The only way to "reject the whole system" is to stop voting in its elections.

I long have argued for NOT voting in elections to drive down the fraction of eligible voters actually voting, and thus removing the apparent legitimacy of US democracy.  But clearly many Americans are deeply brainwashed and still have the delusional belief that voting for their chosen candidates somehow will produce something positive.  Clearly, history shows they are wrong and that voting for the lesser evil is still voting for EVIL.  BUT, if you still feel obligated to vote, best to send a clear message to the political establishment that you are willing to vote out incumbents because of terrible performance in office.  Finally, we need constitutional amendments to fix our broken system.

Our system isn't broken, Joel. It is functioning exactly the way that the thirty-nine plutocrats who wrote and signed the Constitution intended it to, so that those like themselves who owned the country, the 1% as we call them these days, would always run the country.

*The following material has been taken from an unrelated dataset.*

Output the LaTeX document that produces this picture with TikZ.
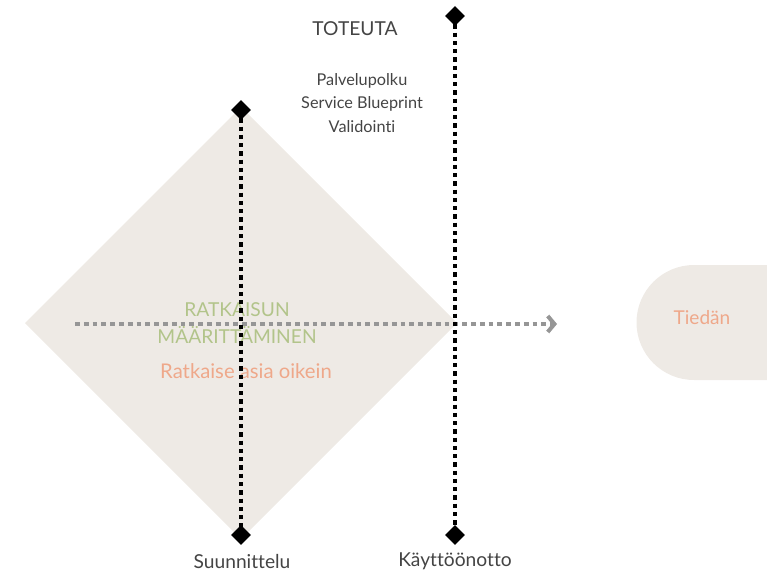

It is still the evil plutocracy it was designed to be, still committing genocide for profit, and still supported by those who would prefer that their own conditions of slavery be a bit less harsh, but are not opposed to slavery as an institution as long as they can see others treated more harshly than they are.

Perhaps the fact that I am 72 and have lived long enough in the USA to see first hand that there was a time when the nation was much, much better with economic justice and equality explains why we see things somewhat differently.  If you actually studied data, for example, you would learn that in the several decades after World War II there was a very different and much better, nicer, fairer USA.  Then things changed as the rich and corporate elites realized they could buy the government and control public policy; this happened around 1980.  I have been a dissident activist for many decades and it takes energy to not let cynicism and pessimism remove your ability to keep fighting for revolution and reform.